-- Data supplied --
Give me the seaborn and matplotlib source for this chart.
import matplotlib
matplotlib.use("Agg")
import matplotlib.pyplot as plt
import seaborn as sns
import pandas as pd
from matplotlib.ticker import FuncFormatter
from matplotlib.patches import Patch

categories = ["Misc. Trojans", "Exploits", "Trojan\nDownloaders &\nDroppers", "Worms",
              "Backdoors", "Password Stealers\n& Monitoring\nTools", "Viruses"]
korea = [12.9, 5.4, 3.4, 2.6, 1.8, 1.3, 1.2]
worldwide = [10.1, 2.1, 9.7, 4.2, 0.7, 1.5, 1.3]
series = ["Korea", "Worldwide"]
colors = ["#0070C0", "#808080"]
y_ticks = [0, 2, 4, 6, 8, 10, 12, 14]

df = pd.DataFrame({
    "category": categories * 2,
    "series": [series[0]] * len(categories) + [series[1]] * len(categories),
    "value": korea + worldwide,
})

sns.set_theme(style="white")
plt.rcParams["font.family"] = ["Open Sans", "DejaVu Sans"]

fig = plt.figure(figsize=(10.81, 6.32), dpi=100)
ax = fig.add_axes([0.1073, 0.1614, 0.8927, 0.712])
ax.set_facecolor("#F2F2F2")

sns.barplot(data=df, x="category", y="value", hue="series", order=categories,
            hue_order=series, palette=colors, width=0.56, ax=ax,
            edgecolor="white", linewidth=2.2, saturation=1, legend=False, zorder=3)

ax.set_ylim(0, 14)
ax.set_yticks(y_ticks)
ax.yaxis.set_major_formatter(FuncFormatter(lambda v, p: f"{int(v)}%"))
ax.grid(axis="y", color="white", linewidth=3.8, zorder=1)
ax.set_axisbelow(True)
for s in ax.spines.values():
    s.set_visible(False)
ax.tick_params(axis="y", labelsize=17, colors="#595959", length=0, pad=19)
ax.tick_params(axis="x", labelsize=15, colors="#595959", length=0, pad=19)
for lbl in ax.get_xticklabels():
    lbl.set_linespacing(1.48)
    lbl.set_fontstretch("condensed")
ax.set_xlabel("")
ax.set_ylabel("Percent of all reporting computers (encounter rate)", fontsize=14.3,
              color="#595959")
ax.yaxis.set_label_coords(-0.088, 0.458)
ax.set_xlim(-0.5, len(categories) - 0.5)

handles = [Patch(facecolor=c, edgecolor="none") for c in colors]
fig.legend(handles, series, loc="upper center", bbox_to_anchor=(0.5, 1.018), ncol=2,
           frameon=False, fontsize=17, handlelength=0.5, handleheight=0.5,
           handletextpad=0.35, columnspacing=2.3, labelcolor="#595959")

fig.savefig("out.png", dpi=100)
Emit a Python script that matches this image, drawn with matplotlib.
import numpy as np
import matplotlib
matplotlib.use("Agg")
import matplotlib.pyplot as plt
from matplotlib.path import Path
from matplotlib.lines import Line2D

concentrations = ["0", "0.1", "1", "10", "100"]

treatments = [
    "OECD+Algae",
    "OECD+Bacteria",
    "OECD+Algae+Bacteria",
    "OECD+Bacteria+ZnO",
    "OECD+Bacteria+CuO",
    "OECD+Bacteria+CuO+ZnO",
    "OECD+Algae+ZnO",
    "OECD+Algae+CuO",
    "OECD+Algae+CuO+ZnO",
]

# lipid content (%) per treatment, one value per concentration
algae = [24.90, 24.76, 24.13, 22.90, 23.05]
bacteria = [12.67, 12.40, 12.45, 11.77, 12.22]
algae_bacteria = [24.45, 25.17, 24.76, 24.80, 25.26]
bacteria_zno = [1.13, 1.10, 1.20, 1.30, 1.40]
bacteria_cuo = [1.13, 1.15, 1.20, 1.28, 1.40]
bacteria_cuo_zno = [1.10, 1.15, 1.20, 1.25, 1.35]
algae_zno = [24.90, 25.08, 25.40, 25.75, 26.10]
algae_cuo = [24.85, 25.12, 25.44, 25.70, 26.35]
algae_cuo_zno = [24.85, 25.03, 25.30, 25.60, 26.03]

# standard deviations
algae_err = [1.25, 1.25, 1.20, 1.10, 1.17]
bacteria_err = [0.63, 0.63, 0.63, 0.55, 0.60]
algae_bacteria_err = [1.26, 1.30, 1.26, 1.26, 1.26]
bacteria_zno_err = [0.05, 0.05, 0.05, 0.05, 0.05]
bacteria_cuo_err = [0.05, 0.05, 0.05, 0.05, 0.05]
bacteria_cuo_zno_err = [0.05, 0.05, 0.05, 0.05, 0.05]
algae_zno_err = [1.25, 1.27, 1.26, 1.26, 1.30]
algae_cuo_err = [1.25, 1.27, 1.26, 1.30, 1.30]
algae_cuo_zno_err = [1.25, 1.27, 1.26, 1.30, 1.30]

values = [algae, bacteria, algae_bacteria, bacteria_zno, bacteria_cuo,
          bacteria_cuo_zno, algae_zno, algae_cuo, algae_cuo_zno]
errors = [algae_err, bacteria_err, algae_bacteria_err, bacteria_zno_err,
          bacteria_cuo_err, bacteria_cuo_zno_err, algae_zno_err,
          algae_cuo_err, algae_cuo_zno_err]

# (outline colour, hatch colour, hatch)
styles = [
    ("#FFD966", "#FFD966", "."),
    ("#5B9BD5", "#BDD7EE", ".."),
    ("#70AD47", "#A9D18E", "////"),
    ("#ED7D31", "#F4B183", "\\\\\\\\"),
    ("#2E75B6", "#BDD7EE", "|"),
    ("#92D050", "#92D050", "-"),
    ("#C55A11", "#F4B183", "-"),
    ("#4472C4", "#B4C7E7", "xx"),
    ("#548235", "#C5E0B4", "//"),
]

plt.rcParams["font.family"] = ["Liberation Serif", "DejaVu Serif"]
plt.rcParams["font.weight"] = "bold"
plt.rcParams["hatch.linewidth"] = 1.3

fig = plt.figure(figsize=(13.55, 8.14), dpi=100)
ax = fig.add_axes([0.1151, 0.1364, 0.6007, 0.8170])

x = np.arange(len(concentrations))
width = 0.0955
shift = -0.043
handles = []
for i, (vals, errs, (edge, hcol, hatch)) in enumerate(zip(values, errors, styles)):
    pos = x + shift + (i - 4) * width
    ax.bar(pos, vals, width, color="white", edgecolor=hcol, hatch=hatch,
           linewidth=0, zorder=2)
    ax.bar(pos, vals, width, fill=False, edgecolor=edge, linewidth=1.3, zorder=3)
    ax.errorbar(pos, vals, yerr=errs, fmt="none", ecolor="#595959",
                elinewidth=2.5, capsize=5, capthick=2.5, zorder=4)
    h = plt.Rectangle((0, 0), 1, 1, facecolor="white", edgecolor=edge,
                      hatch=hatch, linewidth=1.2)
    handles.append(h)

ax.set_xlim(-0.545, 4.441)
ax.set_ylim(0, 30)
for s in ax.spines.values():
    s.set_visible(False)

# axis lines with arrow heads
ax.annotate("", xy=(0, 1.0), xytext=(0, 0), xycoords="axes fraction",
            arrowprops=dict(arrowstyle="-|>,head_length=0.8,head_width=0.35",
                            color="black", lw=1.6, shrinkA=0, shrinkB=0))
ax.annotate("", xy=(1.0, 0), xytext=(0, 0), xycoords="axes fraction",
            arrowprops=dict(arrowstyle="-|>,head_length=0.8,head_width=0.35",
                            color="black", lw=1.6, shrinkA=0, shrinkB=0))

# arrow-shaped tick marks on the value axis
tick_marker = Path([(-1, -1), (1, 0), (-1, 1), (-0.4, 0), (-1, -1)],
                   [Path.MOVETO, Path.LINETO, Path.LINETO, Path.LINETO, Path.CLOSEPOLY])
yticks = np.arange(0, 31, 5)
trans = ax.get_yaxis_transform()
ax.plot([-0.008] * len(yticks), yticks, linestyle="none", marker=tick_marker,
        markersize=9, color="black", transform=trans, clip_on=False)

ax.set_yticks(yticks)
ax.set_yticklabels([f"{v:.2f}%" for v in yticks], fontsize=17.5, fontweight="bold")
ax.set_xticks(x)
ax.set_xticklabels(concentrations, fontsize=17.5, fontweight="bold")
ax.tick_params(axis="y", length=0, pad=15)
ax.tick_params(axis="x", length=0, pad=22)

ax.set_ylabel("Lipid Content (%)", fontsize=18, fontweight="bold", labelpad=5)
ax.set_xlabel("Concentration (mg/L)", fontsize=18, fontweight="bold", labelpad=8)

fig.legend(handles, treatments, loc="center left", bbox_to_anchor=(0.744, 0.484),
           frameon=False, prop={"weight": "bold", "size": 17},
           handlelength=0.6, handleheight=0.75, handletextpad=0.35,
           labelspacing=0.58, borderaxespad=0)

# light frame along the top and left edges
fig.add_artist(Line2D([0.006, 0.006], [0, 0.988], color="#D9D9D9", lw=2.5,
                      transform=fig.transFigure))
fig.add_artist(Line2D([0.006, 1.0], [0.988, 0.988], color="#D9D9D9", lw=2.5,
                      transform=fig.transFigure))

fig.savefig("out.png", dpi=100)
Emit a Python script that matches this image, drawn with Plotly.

-- What to produce --
Please print exactly what appears from the first line of the data through the line with "saturation=1, legend=False, zorder=3)", including both of those lines and nothing past them.

-- Solution to this exercise --
Give me the seaborn and matplotlib source for this chart.
import matplotlib
matplotlib.use("Agg")
import matplotlib.pyplot as plt
import seaborn as sns
import pandas as pd
from matplotlib.ticker import FuncFormatter
from matplotlib.patches import Patch

categories = ["Misc. Trojans", "Exploits", "Trojan\nDownloaders &\nDroppers", "Worms",
              "Backdoors", "Password Stealers\n& Monitoring\nTools", "Viruses"]
korea = [12.9, 5.4, 3.4, 2.6, 1.8, 1.3, 1.2]
worldwide = [10.1, 2.1, 9.7, 4.2, 0.7, 1.5, 1.3]
series = ["Korea", "Worldwide"]
colors = ["#0070C0", "#808080"]
y_ticks = [0, 2, 4, 6, 8, 10, 12, 14]

df = pd.DataFrame({
    "category": categories * 2,
    "series": [series[0]] * len(categories) + [series[1]] * len(categories),
    "value": korea + worldwide,
})

sns.set_theme(style="white")
plt.rcParams["font.family"] = ["Open Sans", "DejaVu Sans"]

fig = plt.figure(figsize=(10.81, 6.32), dpi=100)
ax = fig.add_axes([0.1073, 0.1614, 0.8927, 0.712])
ax.set_facecolor("#F2F2F2")

sns.barplot(data=df, x="category", y="value", hue="series", order=categories,
            hue_order=series, palette=colors, width=0.56, ax=ax,
            edgecolor="white", linewidth=2.2, saturation=1, legend=False, zorder=3)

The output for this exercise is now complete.